>>>
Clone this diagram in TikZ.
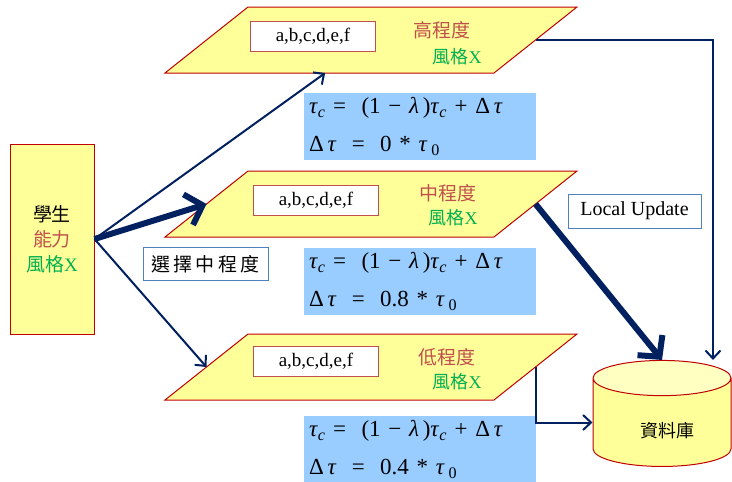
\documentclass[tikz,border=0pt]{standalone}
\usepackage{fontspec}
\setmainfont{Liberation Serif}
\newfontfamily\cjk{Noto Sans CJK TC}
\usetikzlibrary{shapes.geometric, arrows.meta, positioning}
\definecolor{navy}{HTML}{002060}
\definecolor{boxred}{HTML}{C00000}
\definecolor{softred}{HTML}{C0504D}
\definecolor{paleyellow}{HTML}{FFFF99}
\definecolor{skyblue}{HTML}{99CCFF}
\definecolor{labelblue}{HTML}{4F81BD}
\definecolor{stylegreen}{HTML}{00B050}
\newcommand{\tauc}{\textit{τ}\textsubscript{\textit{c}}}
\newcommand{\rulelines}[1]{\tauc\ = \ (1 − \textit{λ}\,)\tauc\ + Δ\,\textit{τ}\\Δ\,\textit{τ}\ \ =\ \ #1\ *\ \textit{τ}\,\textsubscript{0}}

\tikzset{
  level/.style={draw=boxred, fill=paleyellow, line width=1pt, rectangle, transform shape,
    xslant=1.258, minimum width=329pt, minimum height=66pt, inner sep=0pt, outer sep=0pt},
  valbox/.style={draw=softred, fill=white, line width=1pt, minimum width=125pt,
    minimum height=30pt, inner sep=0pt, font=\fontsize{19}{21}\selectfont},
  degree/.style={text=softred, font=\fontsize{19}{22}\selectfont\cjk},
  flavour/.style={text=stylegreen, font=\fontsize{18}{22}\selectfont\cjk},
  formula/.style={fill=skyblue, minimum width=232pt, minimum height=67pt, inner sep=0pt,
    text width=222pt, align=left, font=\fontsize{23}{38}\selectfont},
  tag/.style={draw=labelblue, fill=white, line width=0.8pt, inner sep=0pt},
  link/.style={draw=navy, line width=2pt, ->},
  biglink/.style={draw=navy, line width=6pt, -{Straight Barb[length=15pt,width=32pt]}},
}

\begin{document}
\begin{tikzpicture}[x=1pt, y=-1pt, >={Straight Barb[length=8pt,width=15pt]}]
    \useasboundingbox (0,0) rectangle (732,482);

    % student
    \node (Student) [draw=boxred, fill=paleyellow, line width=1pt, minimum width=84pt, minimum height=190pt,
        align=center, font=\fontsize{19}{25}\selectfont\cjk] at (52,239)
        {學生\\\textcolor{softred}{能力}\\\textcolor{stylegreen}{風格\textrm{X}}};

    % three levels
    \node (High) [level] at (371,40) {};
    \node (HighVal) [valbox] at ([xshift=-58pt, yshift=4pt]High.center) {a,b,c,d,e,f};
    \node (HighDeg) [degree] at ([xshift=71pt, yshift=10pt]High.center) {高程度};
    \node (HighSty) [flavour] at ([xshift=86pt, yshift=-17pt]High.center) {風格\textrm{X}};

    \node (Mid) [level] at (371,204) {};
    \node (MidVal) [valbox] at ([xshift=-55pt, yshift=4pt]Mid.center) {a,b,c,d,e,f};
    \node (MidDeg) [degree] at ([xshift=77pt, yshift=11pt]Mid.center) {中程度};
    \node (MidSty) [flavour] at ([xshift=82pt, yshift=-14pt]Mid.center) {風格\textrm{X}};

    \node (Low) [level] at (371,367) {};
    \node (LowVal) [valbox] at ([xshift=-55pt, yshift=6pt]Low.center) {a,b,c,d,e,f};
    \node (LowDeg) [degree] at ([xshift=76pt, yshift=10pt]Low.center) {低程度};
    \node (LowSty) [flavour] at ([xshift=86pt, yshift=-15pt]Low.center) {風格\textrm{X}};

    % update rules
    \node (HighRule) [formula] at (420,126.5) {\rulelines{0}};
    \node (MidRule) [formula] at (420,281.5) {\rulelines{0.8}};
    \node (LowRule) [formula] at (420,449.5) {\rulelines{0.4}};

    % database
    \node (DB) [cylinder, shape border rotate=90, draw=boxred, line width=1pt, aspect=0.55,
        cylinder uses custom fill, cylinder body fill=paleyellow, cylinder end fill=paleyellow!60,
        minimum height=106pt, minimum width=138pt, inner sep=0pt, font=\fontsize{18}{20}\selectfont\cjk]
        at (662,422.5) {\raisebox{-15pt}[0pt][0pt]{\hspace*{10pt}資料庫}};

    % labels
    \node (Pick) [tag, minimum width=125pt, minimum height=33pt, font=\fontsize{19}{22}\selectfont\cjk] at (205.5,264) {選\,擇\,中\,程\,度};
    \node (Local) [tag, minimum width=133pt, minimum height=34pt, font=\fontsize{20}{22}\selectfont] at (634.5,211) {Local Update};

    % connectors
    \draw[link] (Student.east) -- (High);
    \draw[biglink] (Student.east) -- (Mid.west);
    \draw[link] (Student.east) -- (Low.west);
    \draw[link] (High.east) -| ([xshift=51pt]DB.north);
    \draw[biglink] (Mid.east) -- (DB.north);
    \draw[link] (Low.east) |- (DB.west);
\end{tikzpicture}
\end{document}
<<<
Print the whole listing above once more, word for word, without its pictures.

Response:
Clone this diagram in TikZ.
\documentclass[tikz,border=0pt]{standalone}
\usepackage{fontspec}
\setmainfont{Liberation Serif}
\newfontfamily\cjk{Noto Sans CJK TC}
\usetikzlibrary{shapes.geometric, arrows.meta, positioning}
\definecolor{navy}{HTML}{002060}
\definecolor{boxred}{HTML}{C00000}
\definecolor{softred}{HTML}{C0504D}
\definecolor{paleyellow}{HTML}{FFFF99}
\definecolor{skyblue}{HTML}{99CCFF}
\definecolor{labelblue}{HTML}{4F81BD}
\definecolor{stylegreen}{HTML}{00B050}
\newcommand{\tauc}{\textit{τ}\textsubscript{\textit{c}}}
\newcommand{\rulelines}[1]{\tauc\ = \ (1 − \textit{λ}\,)\tauc\ + Δ\,\textit{τ}\\Δ\,\textit{τ}\ \ =\ \ #1\ *\ \textit{τ}\,\textsubscript{0}}

\tikzset{
  level/.style={draw=boxred, fill=paleyellow, line width=1pt, rectangle, transform shape,
    xslant=1.258, minimum width=329pt, minimum height=66pt, inner sep=0pt, outer sep=0pt},
  valbox/.style={draw=softred, fill=white, line width=1pt, minimum width=125pt,
    minimum height=30pt, inner sep=0pt, font=\fontsize{19}{21}\selectfont},
  degree/.style={text=softred, font=\fontsize{19}{22}\selectfont\cjk},
  flavour/.style={text=stylegreen, font=\fontsize{18}{22}\selectfont\cjk},
  formula/.style={fill=skyblue, minimum width=232pt, minimum height=67pt, inner sep=0pt,
    text width=222pt, align=left, font=\fontsize{23}{38}\selectfont},
  tag/.style={draw=labelblue, fill=white, line width=0.8pt, inner sep=0pt},
  link/.style={draw=navy, line width=2pt, ->},
  biglink/.style={draw=navy, line width=6pt, -{Straight Barb[length=15pt,width=32pt]}},
}

\begin{document}
\begin{tikzpicture}[x=1pt, y=-1pt, >={Straight Barb[length=8pt,width=15pt]}]
    \useasboundingbox (0,0) rectangle (732,482);

    % student
    \node (Student) [draw=boxred, fill=paleyellow, line width=1pt, minimum width=84pt, minimum height=190pt,
        align=center, font=\fontsize{19}{25}\selectfont\cjk] at (52,239)
        {學生\\\textcolor{softred}{能力}\\\textcolor{stylegreen}{風格\textrm{X}}};

    % three levels
    \node (High) [level] at (371,40) {};
    \node (HighVal) [valbox] at ([xshift=-58pt, yshift=4pt]High.center) {a,b,c,d,e,f};
    \node (HighDeg) [degree] at ([xshift=71pt, yshift=10pt]High.center) {高程度};
    \node (HighSty) [flavour] at ([xshift=86pt, yshift=-17pt]High.center) {風格\textrm{X}};

    \node (Mid) [level] at (371,204) {};
    \node (MidVal) [valbox] at ([xshift=-55pt, yshift=4pt]Mid.center) {a,b,c,d,e,f};
    \node (MidDeg) [degree] at ([xshift=77pt, yshift=11pt]Mid.center) {中程度};
    \node (MidSty) [flavour] at ([xshift=82pt, yshift=-14pt]Mid.center) {風格\textrm{X}};

    \node (Low) [level] at (371,367) {};
    \node (LowVal) [valbox] at ([xshift=-55pt, yshift=6pt]Low.center) {a,b,c,d,e,f};
    \node (LowDeg) [degree] at ([xshift=76pt, yshift=10pt]Low.center) {低程度};
    \node (LowSty) [flavour] at ([xshift=86pt, yshift=-15pt]Low.center) {風格\textrm{X}};

    % update rules
    \node (HighRule) [formula] at (420,126.5) {\rulelines{0}};
    \node (MidRule) [formula] at (420,281.5) {\rulelines{0.8}};
    \node (LowRule) [formula] at (420,449.5) {\rulelines{0.4}};

    % database
    \node (DB) [cylinder, shape border rotate=90, draw=boxred, line width=1pt, aspect=0.55,
        cylinder uses custom fill, cylinder body fill=paleyellow, cylinder end fill=paleyellow!60,
        minimum height=106pt, minimum width=138pt, inner sep=0pt, font=\fontsize{18}{20}\selectfont\cjk]
        at (662,422.5) {\raisebox{-15pt}[0pt][0pt]{\hspace*{10pt}資料庫}};

    % labels
    \node (Pick) [tag, minimum width=125pt, minimum height=33pt, font=\fontsize{19}{22}\selectfont\cjk] at (205.5,264) {選\,擇\,中\,程\,度};
    \node (Local) [tag, minimum width=133pt, minimum height=34pt, font=\fontsize{20}{22}\selectfont] at (634.5,211) {Local Update};

    % connectors
    \draw[link] (Student.east) -- (High);
    \draw[biglink] (Student.east) -- (Mid.west);
    \draw[link] (Student.east) -- (Low.west);
    \draw[link] (High.east) -| ([xshift=51pt]DB.north);
    \draw[biglink] (Mid.east) -- (DB.north);
    \draw[link] (Low.east) |- (DB.west);
\end{tikzpicture}
\end{document}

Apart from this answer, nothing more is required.